--- Data ---
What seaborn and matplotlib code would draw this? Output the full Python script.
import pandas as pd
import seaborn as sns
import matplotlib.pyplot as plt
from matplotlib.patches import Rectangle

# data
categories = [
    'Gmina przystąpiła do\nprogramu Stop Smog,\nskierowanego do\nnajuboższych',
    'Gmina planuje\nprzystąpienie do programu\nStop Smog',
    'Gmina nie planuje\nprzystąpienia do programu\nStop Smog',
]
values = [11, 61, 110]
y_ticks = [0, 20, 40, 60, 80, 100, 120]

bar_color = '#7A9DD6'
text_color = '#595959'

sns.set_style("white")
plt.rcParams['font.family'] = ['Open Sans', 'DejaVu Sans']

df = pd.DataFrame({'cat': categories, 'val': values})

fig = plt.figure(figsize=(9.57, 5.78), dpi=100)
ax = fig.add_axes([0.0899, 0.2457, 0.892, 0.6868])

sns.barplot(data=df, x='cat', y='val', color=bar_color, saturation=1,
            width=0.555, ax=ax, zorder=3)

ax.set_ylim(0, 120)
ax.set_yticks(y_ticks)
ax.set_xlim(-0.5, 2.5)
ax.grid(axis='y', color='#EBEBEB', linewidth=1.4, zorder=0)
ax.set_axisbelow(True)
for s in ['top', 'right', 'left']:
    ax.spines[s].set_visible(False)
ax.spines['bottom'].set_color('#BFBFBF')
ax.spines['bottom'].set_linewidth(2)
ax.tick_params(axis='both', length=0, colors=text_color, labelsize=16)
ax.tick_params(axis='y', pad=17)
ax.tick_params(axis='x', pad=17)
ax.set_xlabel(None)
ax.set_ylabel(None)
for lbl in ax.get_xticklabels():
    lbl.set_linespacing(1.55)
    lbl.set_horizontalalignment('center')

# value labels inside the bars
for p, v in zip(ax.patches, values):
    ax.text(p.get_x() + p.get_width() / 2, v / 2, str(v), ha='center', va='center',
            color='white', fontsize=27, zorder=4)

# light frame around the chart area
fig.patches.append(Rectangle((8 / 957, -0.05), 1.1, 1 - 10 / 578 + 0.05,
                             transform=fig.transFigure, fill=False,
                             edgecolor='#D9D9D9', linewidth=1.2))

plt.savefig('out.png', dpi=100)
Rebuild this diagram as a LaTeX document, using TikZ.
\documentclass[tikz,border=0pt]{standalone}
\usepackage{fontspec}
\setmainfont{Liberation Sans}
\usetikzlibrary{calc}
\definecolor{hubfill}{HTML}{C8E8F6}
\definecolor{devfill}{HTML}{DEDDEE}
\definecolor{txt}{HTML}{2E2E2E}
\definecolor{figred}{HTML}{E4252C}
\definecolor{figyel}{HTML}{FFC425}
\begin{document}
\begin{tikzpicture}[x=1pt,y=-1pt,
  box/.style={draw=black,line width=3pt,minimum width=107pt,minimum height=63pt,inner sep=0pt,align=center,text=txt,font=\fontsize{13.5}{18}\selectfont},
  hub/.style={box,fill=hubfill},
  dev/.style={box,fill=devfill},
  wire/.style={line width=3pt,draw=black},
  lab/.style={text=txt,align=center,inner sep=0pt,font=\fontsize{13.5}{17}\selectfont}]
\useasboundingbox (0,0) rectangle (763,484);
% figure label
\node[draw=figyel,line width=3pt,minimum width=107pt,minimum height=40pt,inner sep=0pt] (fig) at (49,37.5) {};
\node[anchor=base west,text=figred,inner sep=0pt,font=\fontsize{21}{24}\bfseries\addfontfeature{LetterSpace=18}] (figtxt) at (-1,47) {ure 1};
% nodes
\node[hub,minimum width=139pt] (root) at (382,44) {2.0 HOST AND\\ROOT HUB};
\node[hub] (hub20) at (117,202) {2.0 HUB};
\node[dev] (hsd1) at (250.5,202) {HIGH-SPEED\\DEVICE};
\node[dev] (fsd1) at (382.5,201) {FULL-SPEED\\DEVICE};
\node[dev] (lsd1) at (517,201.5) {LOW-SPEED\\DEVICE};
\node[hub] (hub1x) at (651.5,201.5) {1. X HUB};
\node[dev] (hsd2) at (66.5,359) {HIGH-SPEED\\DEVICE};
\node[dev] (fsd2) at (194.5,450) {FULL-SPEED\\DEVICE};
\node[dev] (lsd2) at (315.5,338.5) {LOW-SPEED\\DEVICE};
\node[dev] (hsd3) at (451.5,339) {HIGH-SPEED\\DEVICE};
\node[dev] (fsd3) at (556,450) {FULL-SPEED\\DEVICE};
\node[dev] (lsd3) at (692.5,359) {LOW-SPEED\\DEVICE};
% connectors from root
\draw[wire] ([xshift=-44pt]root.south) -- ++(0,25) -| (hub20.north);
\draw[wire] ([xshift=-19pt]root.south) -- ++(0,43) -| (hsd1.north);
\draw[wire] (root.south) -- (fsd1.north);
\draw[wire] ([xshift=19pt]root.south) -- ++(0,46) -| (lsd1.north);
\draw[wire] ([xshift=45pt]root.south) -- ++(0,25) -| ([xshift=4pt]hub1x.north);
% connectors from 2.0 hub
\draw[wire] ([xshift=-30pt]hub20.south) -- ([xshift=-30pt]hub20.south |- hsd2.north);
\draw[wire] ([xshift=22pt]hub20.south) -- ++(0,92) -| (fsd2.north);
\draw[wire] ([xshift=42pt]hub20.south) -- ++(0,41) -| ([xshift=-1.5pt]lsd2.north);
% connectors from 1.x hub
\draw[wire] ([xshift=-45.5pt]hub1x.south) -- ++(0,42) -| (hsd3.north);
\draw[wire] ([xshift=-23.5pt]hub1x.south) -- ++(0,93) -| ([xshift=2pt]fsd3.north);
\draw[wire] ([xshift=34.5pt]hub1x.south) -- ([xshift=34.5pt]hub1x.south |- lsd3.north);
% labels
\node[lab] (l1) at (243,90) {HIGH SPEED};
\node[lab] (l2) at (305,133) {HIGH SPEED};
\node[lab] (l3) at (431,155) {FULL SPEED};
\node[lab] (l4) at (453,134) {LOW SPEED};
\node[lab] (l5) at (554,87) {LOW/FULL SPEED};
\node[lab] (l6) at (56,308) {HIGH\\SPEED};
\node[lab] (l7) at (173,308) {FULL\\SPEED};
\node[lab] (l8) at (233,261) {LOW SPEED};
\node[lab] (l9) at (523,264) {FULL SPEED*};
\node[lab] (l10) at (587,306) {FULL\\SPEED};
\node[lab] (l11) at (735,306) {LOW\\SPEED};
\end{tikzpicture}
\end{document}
---
--- Data ---
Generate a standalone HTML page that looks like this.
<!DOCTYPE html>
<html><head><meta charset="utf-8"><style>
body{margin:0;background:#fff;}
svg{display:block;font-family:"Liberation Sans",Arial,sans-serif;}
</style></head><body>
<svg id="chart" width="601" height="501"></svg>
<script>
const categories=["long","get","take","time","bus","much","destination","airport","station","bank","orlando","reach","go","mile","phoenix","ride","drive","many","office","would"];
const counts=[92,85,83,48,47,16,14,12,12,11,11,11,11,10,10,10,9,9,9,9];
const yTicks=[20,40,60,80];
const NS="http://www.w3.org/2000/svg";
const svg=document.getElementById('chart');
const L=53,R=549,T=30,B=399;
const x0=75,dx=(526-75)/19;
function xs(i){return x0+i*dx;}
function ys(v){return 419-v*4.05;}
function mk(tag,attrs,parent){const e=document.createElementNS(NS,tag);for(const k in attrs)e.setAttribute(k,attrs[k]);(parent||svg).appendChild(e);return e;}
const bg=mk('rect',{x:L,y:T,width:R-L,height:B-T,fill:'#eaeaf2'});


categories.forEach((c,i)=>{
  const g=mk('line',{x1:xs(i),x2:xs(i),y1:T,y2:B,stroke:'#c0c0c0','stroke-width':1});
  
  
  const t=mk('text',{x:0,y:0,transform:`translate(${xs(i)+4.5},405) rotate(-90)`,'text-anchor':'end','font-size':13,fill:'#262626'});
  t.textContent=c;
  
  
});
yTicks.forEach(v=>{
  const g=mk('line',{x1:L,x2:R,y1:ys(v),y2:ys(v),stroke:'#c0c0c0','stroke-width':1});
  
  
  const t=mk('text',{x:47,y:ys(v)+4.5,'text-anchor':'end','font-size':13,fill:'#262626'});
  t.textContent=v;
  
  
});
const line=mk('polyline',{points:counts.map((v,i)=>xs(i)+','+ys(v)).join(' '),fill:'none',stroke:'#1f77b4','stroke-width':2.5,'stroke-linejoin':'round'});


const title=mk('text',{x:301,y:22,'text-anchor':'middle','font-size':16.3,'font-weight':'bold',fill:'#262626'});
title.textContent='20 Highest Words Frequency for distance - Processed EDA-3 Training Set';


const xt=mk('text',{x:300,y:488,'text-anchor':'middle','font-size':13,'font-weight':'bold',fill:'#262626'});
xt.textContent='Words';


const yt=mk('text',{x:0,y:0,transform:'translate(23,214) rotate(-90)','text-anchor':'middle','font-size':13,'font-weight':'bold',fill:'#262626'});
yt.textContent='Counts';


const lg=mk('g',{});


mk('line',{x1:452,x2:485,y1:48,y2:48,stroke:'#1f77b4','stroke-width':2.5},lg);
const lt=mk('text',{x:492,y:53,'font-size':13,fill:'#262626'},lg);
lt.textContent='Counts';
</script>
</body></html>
---
*Exercise details*: Report every line containing the word "this" from the listing above.

*Exercise output*:
What seaborn and matplotlib code would draw this? Output the full Python script.
Rebuild this diagram as a LaTeX document, using TikZ.
Generate a standalone HTML page that looks like this.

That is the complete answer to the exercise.